Wednesday March 5 1862
SPRING SHENANDOAH SHUFFLE STARTS
The customs of the Shenandoah Valley are not those of most places.
For one thing, to go “up” the valley means to go south. That is what
Gen. Nathaniel Banks was doing this day, in charge of a Federal
force headed from Harpers Ferry, Va.,
towards Winchester. The intended target: Gen. Thomas Jonathan
Jackson. Since the battle of First Bull Run last May, he had become
known as “Stonewall.” Gen. Banks had achieved his military career by
joining the Republican Party at a very early stage of its
development and winning the governor’s race in Massachusetts in
1858, while Stonewall had learned his skills at West Point. The
differences in talent as well as training would show in this
campaign.
Thursday, March 5 1863
CONCUSSIVE CANAL CONSTRUCTION CONTINUING
Vicksburg was proving a much greater challenge to Union attackers
than the forts upriver had been.

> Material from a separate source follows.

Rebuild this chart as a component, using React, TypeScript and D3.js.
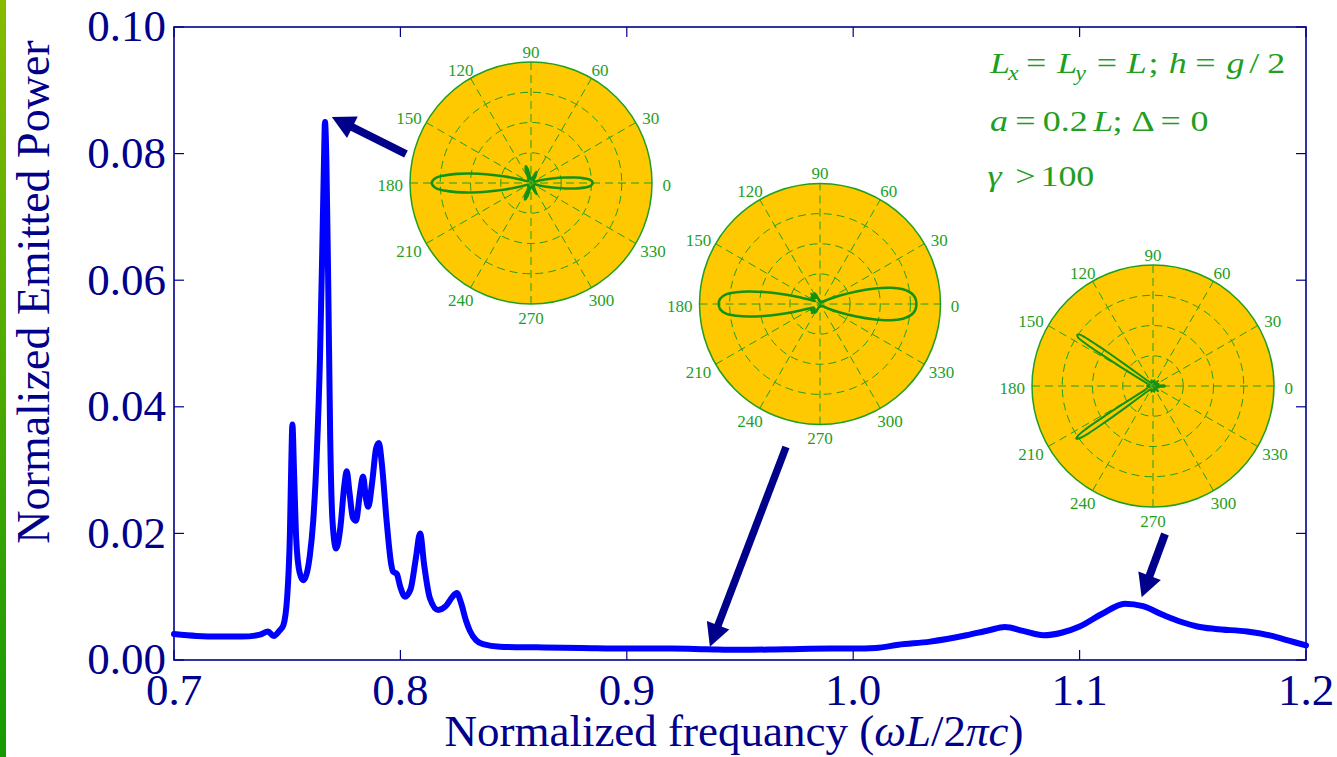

Frontal assault was ruled out as
suicidal, due to both odd twists in the geography of the Mississippi
River and strong fortifications of the city on high bluffs. Grant
decided that the best approach was to dig a canal. The river twisted
in such a fashion that it formed a letter “U”, with Vicksburg at the
far point of the curve. Dig a ditch across the top of the U, the
logic went, and the river itself would scour it out and possibly
even change the channel permanently. One factor which influenced his
decision was that this canal was a pet project of that famous marine
engineer Abraham Lincoln. Defenders lobbed shells periodically, some
of which helped the excavation, some of which, blowing dirt back
into the hole, did not.
Saturday, March 5 1864
CONFEDERATES COMMANDEER CHERRYSTONE CRAFT
Some nautical ingenuity was employed today by Commander John Taylor
Wood, CSN. He led 15 men in a barge across Chesapeake Bay to
Cherrystone Point, Va. This obscure locale held a Union telegraph
station, which was promptly given new management, with the original
telegraphers tied up outside. Woods and company then surprised two
small steamers, whose occupants followed the telegraphers in being
tied up and left ashore. They then wrecked the telegraph offices and
some warehouses, sank one of the newly-acquired ships and sailed off
in the other.
Sunday, March 5 1865
LIBERAL LIBATIONS LAUD LINCOLN
Sherman’s armies continued to make their way across the flooded
PeeDee River. Yesterday, in honor of Inauguration Day, those who had
already crossed and were waiting for their comrades celebrated by
firing off gunshots, and misappropriating property. One wrote home:
“One of the wealthiest citizens is a Mr. McFarland, whose interests
in blockade running has, it is said, been very profitable for him. A
liberal use has been made of his choice wines. Many a bumper was
filled there...to the health of Mr. Lincoln, and confusion to South
Carolina.” Today those in Cheraw, S.C., turned to problems with
storage of another commodity: gunpowder. “The Rebels are criminally
careless in the way they leave it about,” Maj. George Nichols
observed, “stored in all sorts of places and in all kinds of
buildings. Either in their extreme haste they packed it into any
place which was handy, or they were determined to blow up the town.”